◆ **Requirements**
Give every line again exactly as it appears, please, but not the pictures.
════════════════════
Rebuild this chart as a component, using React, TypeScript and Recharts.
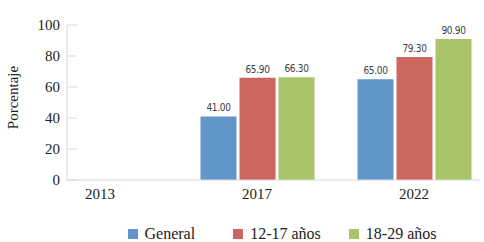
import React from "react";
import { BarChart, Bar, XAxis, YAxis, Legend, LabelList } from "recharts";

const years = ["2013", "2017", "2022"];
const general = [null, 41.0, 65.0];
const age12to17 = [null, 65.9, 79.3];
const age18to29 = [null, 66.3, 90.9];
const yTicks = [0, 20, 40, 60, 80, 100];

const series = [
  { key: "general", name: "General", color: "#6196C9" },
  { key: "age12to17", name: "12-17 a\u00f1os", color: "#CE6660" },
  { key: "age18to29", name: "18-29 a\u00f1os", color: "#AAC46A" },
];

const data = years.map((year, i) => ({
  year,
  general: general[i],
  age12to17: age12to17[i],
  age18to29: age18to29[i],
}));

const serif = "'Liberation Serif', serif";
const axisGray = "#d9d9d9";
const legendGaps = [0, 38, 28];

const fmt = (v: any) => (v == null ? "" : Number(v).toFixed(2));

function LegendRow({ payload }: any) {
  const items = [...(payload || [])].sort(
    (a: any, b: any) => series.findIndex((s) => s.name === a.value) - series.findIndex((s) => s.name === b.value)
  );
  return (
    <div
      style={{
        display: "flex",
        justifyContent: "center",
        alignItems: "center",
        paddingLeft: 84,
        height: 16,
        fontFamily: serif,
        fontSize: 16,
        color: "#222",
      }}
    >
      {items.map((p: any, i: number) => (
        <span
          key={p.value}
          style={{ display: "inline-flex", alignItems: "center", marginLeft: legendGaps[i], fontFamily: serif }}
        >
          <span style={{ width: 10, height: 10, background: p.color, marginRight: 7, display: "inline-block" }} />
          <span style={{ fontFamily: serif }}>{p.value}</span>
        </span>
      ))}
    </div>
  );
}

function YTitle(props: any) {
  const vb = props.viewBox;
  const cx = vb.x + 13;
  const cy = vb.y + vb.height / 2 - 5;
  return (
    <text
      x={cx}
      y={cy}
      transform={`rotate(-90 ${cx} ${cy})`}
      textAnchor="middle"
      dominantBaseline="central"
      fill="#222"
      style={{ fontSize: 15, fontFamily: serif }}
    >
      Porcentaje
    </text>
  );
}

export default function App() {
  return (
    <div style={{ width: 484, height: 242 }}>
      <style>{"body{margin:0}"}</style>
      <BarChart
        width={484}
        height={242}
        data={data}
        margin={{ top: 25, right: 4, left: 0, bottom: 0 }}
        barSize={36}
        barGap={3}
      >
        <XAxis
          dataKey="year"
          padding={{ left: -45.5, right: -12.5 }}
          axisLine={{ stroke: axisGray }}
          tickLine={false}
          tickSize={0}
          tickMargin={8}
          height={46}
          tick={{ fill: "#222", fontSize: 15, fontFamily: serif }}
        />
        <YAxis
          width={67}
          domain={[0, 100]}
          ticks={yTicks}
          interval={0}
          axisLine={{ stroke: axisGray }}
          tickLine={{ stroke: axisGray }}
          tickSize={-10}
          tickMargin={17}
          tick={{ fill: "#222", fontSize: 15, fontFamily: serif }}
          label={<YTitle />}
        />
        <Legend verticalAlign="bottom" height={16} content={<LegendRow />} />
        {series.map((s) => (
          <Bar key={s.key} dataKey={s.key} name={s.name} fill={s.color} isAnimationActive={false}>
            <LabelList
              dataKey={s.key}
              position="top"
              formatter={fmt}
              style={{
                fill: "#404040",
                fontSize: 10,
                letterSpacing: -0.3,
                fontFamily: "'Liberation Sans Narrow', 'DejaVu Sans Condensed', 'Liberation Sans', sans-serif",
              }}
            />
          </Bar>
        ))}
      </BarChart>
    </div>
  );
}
════════════════════
◆ **Solution for this exercise**
Rebuild this chart as a component, using React, TypeScript and Recharts.
import React from "react";
import { BarChart, Bar, XAxis, YAxis, Legend, LabelList } from "recharts";

const years = ["2013", "2017", "2022"];
const general = [null, 41.0, 65.0];
const age12to17 = [null, 65.9, 79.3];
const age18to29 = [null, 66.3, 90.9];
const yTicks = [0, 20, 40, 60, 80, 100];

const series = [
  { key: "general", name: "General", color: "#6196C9" },
  { key: "age12to17", name: "12-17 a\u00f1os", color: "#CE6660" },
  { key: "age18to29", name: "18-29 a\u00f1os", color: "#AAC46A" },
];

const data = years.map((year, i) => ({
  year,
  general: general[i],
  age12to17: age12to17[i],
  age18to29: age18to29[i],
}));

const serif = "'Liberation Serif', serif";
const axisGray = "#d9d9d9";
const legendGaps = [0, 38, 28];

const fmt = (v: any) => (v == null ? "" : Number(v).toFixed(2));

function LegendRow({ payload }: any) {
  const items = [...(payload || [])].sort(
    (a: any, b: any) => series.findIndex((s) => s.name === a.value) - series.findIndex((s) => s.name === b.value)
  );
  return (
    <div
      style={{
        display: "flex",
        justifyContent: "center",
        alignItems: "center",
        paddingLeft: 84,
        height: 16,
        fontFamily: serif,
        fontSize: 16,
        color: "#222",
      }}
    >
      {items.map((p: any, i: number) => (
        <span
          key={p.value}
          style={{ display: "inline-flex", alignItems: "center", marginLeft: legendGaps[i], fontFamily: serif }}
        >
          <span style={{ width: 10, height: 10, background: p.color, marginRight: 7, display: "inline-block" }} />
          <span style={{ fontFamily: serif }}>{p.value}</span>
        </span>
      ))}
    </div>
  );
}

function YTitle(props: any) {
  const vb = props.viewBox;
  const cx = vb.x + 13;
  const cy = vb.y + vb.height / 2 - 5;
  return (
    <text
      x={cx}
      y={cy}
      transform={`rotate(-90 ${cx} ${cy})`}
      textAnchor="middle"
      dominantBaseline="central"
      fill="#222"
      style={{ fontSize: 15, fontFamily: serif }}
    >
      Porcentaje
    </text>
  );
}

export default function App() {
  return (
    <div style={{ width: 484, height: 242 }}>
      <style>{"body{margin:0}"}</style>
      <BarChart
        width={484}
        height={242}
        data={data}
        margin={{ top: 25, right: 4, left: 0, bottom: 0 }}
        barSize={36}
        barGap={3}
      >
        <XAxis
          dataKey="year"
          padding={{ left: -45.5, right: -12.5 }}
          axisLine={{ stroke: axisGray }}
          tickLine={false}
          tickSize={0}
          tickMargin={8}
          height={46}
          tick={{ fill: "#222", fontSize: 15, fontFamily: serif }}
        />
        <YAxis
          width={67}
          domain={[0, 100]}
          ticks={yTicks}
          interval={0}
          axisLine={{ stroke: axisGray }}
          tickLine={{ stroke: axisGray }}
          tickSize={-10}
          tickMargin={17}
          tick={{ fill: "#222", fontSize: 15, fontFamily: serif }}
          label={<YTitle />}
        />
        <Legend verticalAlign="bottom" height={16} content={<LegendRow />} />
        {series.map((s) => (
          <Bar key={s.key} dataKey={s.key} name={s.name} fill={s.color} isAnimationActive={false}>
            <LabelList
              dataKey={s.key}
              position="top"
              formatter={fmt}
              style={{
                fill: "#404040",
                fontSize: 10,
                letterSpacing: -0.3,
                fontFamily: "'Liberation Sans Narrow', 'DejaVu Sans Condensed', 'Liberation Sans', sans-serif",
              }}
            />
          </Bar>
        ))}
      </BarChart>
    </div>
  );
}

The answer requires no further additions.